Transformers are not restricted to purely resistive terminations. Any pair of complex Z's can be matched - including a conjugate match. Note that minimum loss on a long line occurs with a conjugate termination and not with minimum VSWR. As with a Smith Chart, using this program for transformer design improves with practice.

Computed Performance Data
The reflection coefficient is the fraction of the forward voltage wave which is reflected by a mismatched termination. It has a phase angle which can vary between 0 and +/- 180 degrees. At audio frequencies its magnitude can exceed 2.0.

VSWR is a useful monitor of conditions on an HF line when actually in use, but it is not a direct indication of power transmission efficiency.

At HF, the VSWR at line input is less than at the reflection which causes it. It decreases with line length at twice normal line attenuation rate. At audio frequencies, where Zo may have a large -ve angle, unusual values of VSWR may occur.

Overall transmission loss when "correctly" terminated, i.e., a "matched" line, is computed for comparison with the actual loss using the specified termination.

In all engineering applications, when energy is to be transported between generator and load, e.g., between transmitter and antenna, what really matters is power transmission efficiency. This program settles the question directly by computing the power lost in the feedline as a percentage of input power.

Q or Quality Factor applies to resonant lengths of line. As with corresponding coil and capacitor equivalents, Q is the ratio of line reactances to loss resistances. High Q = high selectivity when lines are used as tuned circuits and in frequency-filters. In the vicinity of resonance the relationship between Q and bandwidth is identical to that of lumped L & C circuits.

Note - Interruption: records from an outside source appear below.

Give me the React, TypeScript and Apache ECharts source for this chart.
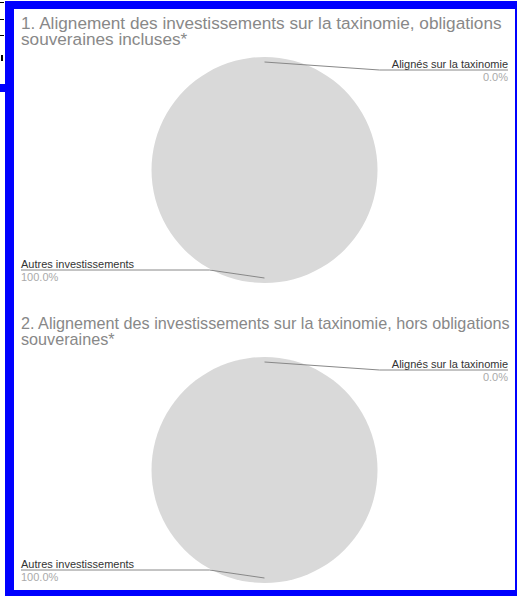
import React, { useEffect, useRef } from "react";
import * as echarts from "echarts";

const title1Lines = [
  "1. Alignement des investissements sur la taxinomie, obligations",
  "souveraines incluses*",
];
const title2Lines = [
  "2. Alignement des investissements sur la taxinomie, hors obligations",
  "souveraines*",
];
const categories = ["Alignés sur la taxinomie", "Autres investissements"];
const chart1Values = [0.0, 100.0];
const chart2Values = [0.0, 100.0];
const sliceColors = ["#7fb8a0", "#d9d9d9"];

const FONT = "'Liberation Sans', Arial, sans-serif";
const CHART_W = 501;
const CHART_H = 580;
const pieBoxes = [
  { top: 48, height: 226 },
  { top: 348, height: 226 },
];

export default function App() {
  const ref = useRef<HTMLDivElement>(null);

  useEffect(() => {
    if (!ref.current) return;
    const chart = echarts.init(ref.current, undefined, { renderer: "svg" });

    const baseSeries = (values: number[], boxIndex: number) => {
      const box = pieBoxes[boxIndex];
      return {
        type: "pie",
        left: 0,
        width: CHART_W,
        top: box.top,
        height: box.height,
        radius: "100%",
        center: ["50%", "50%"],
        startAngle: 89.99,
        clockwise: true,
        silent: true,
        emphasis: { disabled: true },
      };
    };

    // visible slices
    const pieSeries = (values: number[], boxIndex: number) => ({
      ...baseSeries(values, boxIndex),
      z: 2,
      data: categories.map((name, i) => ({
        name,
        value: values[i],
        itemStyle: { color: sliceColors[i] },
      })),
      label: { show: false },
      labelLine: { show: false },
    });

    // transparent twin that carries the labels and their lines above the slices
    const labelSeries = (values: number[], boxIndex: number) => {
      const box = pieBoxes[boxIndex];
      return {
        ...baseSeries(values, boxIndex),
        z: 3,
        data: categories.map((name, i) => ({
          name,
          value: values[i],
          itemStyle: { color: "rgba(0,0,0,0)" },
        })),
        label: {
          show: true,
          alignTo: "edge",
          edgeDistance: 7,
          minMargin: 4,
          lineHeight: 13,
          fontFamily: FONT,
          formatter: (p: any) => `{name|${p.name}}\n{pct|${Number(p.value).toFixed(1)}%}`,
          rich: {
            name: { fontSize: 11, color: "#333333", fontFamily: FONT, lineHeight: 13 },
            pct: { fontSize: 11, color: "#aaaaaa", fontFamily: FONT, lineHeight: 13 },
          },
        },
        labelLine: {
          show: true,
          length: 10,
          length2: 0,
          maxSurfaceAngle: 80,
          lineStyle: { color: "#888888", width: 1, opacity: 1 },
        },
        labelLayout: (params: any) => {
          const lr = params.labelRect;
          const pts = params.labelLinePoints;
          if (!pts) return {};
          const h = lr.height;
          let yc = lr.y + h / 2;
          yc = Math.max(box.top + h / 2, Math.min(box.top + box.height - h / 2, yc));
          const isLeft = lr.x < CHART_W / 2;
          const cx = CHART_W / 2;
          const cy = box.top + box.height / 2;
          const p0 = pts[0];
          const dx = cx - p0[0];
          const dy = cy - p0[1];
          const d = Math.hypot(dx, dy) || 1;
          const inset = 5;
          const start = [p0[0] + (dx / d) * inset, p0[1] + (dy / d) * inset];
          const midX = isLeft ? p0[0] - 55 : p0[0] + 115;
          const endX = isLeft ? lr.x : lr.x + lr.width;
          return {
            y: yc,
            labelLinePoints: [start, [midX, yc], [endX, yc]],
          };
        },
      };
    };

    const titleLine = (text: string, top: number, fontSize: number) => ({
      text,
      left: 7,
      top,
      padding: 0,
      textStyle: {
        fontFamily: FONT,
        fontSize,
        fontWeight: "normal",
        color: "#888888",
        lineHeight: 15,
      },
    });

    chart.setOption({
      animation: false,
      title: [
        titleLine(title1Lines[0], 6, 17.2),
        titleLine(title1Lines[1], 22, 17.2),
        titleLine(title2Lines[0], 306, 16.2),
        titleLine(title2Lines[1], 322, 16.2),
      ],
      series: [
        pieSeries(chart1Values, 0),
        pieSeries(chart2Values, 1),
        labelSeries(chart1Values, 0),
        labelSeries(chart2Values, 1),
      ],
    });

    return () => chart.dispose();
  }, []);

  const dash = (top: number) => (
    <div style={{ position: "absolute", left: 0, top, width: 4, height: 1, background: "#000" }} />
  );

  return (
    <div
      style={{
        position: "fixed",
        left: 0,
        top: 0,
        width: 517,
        height: 596,
        overflow: "hidden",
        background: "#ffffff",
      }}
    >
      {dash(2)}
      {dash(19)}
      {dash(35)}
      <div style={{ position: "absolute", left: 1, top: 55, width: 2, height: 6, background: "#000" }} />
      <div style={{ position: "absolute", left: 0, top: 84, width: 6, height: 8, background: "#0000ff" }} />
      <div
        style={{
          position: "absolute",
          left: 5,
          top: 1,
          width: 518,
          height: 596,
          boxSizing: "border-box",
          borderStyle: "solid",
          borderColor: "#0000ff",
          borderTopWidth: 8,
          borderLeftWidth: 9,
          borderRightWidth: 8,
          borderBottomWidth: 7,
          background: "#ffffff",
        }}
      >
        <div ref={ref} style={{ width: CHART_W, height: CHART_H }} />
      </div>
    </div>
  );
}
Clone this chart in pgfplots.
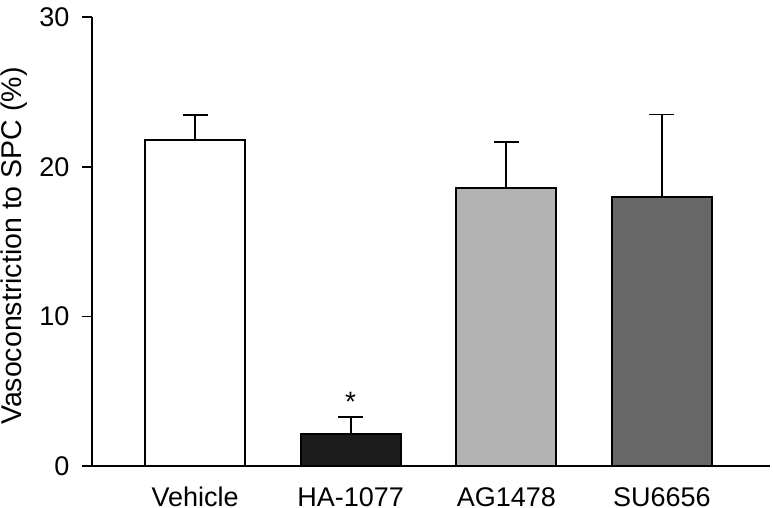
\documentclass[border=0pt]{standalone}
\usepackage{fontspec}
\setmainfont{Liberation Sans}
\usepackage{pgfplots}
\pgfplotsset{compat=1.18}
\definecolor{barblack}{HTML}{1C1C1C}
\definecolor{barlight}{HTML}{B3B3B3}
\definecolor{bardark}{HTML}{676767}
\begin{document}
\begin{tikzpicture}
\begin{axis}[
  scale only axis,
  width=678.3pt, height=448.7pt,
  xmin=-0.664, xmax=3.694,
  ymin=0, ymax=30,
  axis x line=bottom, axis y line=left,
  axis line style={-, line width=1.8pt},
  xtick={0,1,2,3},
  xticklabels={Vehicle,HA-1077,AG1478,SU6656},
  major x tick style={draw=none},
  ytick={0,10,20,30},
  tick align=outside,
  major tick length=10pt,
  every tick/.style={line width=1.8pt, black},
  font=\fontsize{27}{32}\selectfont,
  tick label style={font=\fontsize{27}{32}\selectfont},
  /pgf/number format/assume math mode=true,
  xticklabel style={anchor=base, inner sep=0pt, yshift=-30pt},
  yticklabel style={anchor=east, inner sep=0pt, xshift=-12pt},
  ylabel={Vasoconstriction to SPC (\%)},
  ylabel style={at={(axis description cs:0,0.49)}, anchor=south, inner sep=0pt, yshift=64pt, font=\fontsize{28.5}{33}\selectfont},
  ybar, bar width=100pt, bar shift=0pt,
  every axis plot/.append style={line width=1.8pt, draw=black},
  error bars/y dir=plus, error bars/y explicit,
  error bars/error bar style={line width=1.8pt, black},
  error bars/error mark options={line width=1.8pt, black, mark size=12.5pt, rotate=90},
  clip=false,
]
\addplot[fill=white] coordinates {(0,21.8) +- (0,1.66)};
\addplot[fill=barblack] coordinates {(1,2.14) +- (0,1.12)};
\addplot[fill=barlight] coordinates {(2,18.6) +- (0,3.07)};
\addplot[fill=bardark] coordinates {(3,18.0) +- (0,5.5)};
\node[anchor=base, inner sep=0pt, font=\fontsize{28}{32}\selectfont] at (axis cs:1,3.65) {*};
\end{axis}
\pgfresetboundingbox
\useasboundingbox (-91.7pt,-41pt) rectangle (681.3pt,466pt);
\end{tikzpicture}
\end{document}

This program does not take into account radiation loss which may occur when the spacing between conductors exceeds a few percent of the free-space wavelength. It may be important at UHF and is avoided by using coaxial lines or cavities.

Miscellaneous Notes
"Attenuation" in dB per unit length or overall, is an intrinsic property of the line. It is the "matched" loss, i.e., that with no standing waves present.